» **TO BE DONE**
What is the number of lines in the data that hold the string "this"? Reply with that number only.

» **SUPPLIED ENTRIES**
:::

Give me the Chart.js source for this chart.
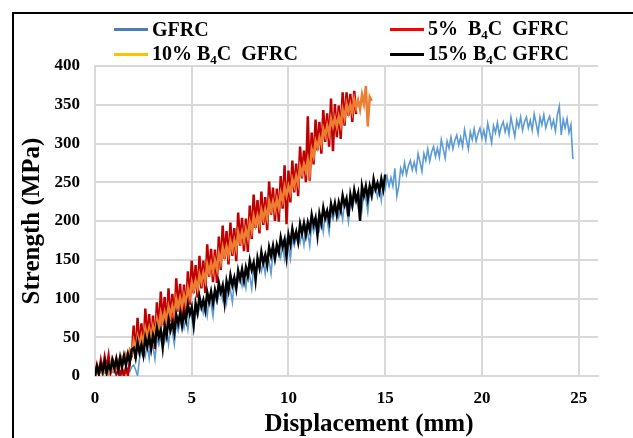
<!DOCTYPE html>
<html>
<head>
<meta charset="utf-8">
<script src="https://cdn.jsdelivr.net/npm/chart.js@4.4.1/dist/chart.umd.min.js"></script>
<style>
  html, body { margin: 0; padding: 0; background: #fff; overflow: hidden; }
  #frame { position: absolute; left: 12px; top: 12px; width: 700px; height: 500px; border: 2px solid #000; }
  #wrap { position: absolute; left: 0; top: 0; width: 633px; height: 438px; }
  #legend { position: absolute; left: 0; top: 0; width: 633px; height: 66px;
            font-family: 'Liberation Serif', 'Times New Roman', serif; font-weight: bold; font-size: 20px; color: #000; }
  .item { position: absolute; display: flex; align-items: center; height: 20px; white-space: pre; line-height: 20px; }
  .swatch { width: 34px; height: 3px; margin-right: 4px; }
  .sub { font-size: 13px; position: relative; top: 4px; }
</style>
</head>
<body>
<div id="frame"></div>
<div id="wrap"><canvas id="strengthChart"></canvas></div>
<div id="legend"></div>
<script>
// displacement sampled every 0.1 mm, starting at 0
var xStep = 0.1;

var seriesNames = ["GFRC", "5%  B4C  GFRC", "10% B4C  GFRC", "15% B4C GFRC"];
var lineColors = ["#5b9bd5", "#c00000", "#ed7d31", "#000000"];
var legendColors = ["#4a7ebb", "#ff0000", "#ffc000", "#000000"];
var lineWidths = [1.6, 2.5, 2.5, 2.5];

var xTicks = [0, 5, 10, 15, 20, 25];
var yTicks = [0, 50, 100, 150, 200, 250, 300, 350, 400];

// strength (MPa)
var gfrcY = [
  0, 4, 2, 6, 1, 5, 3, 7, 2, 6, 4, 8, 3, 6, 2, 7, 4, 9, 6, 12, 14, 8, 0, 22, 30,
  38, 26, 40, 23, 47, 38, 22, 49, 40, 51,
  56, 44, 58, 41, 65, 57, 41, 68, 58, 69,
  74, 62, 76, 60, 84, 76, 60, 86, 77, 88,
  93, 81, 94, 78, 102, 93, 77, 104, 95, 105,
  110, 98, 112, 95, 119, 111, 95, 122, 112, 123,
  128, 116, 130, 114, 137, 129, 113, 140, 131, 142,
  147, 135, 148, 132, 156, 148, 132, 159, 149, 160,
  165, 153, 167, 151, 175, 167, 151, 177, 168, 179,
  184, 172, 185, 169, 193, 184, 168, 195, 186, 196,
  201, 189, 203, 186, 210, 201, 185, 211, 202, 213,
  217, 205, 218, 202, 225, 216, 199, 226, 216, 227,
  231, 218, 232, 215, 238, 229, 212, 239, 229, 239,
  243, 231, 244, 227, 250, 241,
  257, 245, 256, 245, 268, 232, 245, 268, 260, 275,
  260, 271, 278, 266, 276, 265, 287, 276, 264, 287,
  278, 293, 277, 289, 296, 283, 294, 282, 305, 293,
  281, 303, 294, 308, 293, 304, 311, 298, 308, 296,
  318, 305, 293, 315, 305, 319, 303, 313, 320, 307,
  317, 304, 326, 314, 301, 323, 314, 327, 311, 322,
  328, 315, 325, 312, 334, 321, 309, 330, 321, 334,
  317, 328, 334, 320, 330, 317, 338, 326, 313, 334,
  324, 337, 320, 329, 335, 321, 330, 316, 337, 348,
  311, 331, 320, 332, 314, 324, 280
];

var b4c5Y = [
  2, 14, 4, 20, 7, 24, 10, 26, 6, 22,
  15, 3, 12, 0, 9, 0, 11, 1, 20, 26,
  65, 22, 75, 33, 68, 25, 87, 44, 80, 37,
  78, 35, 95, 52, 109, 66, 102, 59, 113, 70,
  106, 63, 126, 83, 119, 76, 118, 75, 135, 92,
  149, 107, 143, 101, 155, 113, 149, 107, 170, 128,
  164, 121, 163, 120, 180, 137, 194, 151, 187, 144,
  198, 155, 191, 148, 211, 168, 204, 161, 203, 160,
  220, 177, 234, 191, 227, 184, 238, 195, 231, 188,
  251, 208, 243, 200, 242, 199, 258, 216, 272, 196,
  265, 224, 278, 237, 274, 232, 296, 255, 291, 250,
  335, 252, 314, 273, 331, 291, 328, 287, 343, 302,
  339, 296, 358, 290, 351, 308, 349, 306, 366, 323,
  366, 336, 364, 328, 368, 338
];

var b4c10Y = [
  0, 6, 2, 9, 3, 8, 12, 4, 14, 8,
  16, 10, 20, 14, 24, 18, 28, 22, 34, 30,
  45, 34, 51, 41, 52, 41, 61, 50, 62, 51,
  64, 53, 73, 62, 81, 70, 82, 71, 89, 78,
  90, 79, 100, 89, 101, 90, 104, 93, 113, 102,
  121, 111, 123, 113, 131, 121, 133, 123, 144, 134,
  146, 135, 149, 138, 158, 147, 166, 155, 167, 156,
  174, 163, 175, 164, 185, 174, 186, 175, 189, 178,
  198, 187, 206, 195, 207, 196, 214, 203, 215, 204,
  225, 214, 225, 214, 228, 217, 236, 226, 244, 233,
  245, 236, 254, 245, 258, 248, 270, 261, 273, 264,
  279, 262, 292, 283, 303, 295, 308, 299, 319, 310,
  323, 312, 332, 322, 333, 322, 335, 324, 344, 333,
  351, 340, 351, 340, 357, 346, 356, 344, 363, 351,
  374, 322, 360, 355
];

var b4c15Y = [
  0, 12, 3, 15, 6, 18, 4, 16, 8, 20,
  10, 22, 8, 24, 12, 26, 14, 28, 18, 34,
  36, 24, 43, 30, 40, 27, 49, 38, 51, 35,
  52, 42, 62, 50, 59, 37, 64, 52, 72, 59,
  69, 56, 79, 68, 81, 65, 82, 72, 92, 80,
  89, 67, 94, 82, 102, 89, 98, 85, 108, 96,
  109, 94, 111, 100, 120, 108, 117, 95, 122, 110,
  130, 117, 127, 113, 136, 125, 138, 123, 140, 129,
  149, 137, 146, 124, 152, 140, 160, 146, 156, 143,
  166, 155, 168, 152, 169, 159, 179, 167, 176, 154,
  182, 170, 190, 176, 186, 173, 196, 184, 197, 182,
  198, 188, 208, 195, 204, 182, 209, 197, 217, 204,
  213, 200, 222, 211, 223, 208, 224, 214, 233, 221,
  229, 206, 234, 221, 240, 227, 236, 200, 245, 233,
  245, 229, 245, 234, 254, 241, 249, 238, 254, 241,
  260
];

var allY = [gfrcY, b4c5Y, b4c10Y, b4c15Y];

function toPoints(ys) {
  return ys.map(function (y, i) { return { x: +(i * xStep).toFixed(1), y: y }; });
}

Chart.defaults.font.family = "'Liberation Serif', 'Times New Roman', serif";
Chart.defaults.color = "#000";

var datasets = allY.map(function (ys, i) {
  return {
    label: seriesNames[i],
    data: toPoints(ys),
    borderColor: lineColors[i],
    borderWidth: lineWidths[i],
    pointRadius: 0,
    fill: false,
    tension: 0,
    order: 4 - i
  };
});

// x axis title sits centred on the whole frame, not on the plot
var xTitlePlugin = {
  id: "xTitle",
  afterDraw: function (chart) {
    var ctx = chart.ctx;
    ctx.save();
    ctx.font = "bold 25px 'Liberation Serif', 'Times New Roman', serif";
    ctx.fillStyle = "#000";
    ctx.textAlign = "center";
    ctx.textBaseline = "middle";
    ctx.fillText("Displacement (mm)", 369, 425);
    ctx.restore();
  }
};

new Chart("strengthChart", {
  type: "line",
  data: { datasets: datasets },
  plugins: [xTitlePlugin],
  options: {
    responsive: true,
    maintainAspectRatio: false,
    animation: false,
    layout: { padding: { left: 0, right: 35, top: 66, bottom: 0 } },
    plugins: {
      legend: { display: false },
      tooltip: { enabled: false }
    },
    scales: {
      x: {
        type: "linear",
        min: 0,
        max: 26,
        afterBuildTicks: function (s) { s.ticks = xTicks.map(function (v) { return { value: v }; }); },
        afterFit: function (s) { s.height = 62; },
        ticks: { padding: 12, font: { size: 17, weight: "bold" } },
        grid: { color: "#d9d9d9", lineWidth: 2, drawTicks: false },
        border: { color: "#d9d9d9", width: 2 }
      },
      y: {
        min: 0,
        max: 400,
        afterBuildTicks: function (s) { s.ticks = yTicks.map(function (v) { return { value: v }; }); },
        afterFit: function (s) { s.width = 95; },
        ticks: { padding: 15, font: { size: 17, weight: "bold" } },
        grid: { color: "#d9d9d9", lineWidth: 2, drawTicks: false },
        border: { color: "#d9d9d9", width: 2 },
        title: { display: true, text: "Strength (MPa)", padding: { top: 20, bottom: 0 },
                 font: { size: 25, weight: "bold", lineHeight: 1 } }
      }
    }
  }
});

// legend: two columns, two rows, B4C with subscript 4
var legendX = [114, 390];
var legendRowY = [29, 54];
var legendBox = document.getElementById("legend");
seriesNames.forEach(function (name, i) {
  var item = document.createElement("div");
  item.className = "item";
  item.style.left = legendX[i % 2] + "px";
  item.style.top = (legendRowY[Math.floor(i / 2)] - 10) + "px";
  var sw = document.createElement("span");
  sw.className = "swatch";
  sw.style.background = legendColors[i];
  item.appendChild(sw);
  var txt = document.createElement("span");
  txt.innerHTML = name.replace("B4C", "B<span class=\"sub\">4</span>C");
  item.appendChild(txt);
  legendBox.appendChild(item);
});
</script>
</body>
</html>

:::

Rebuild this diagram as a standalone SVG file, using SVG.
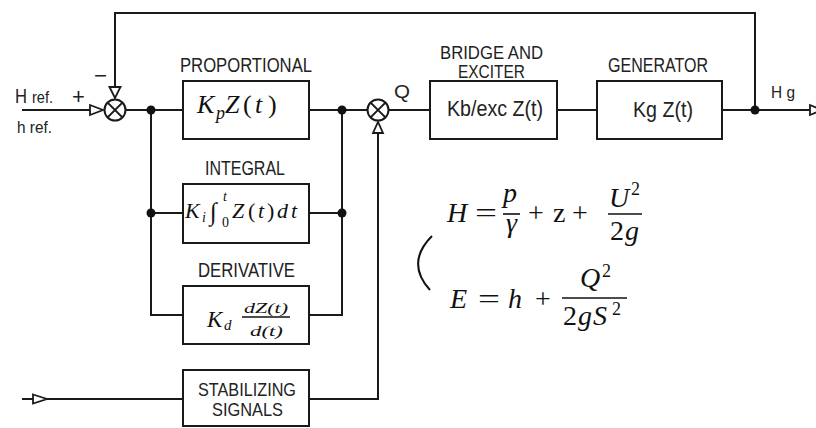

:::

» **REPLY**
2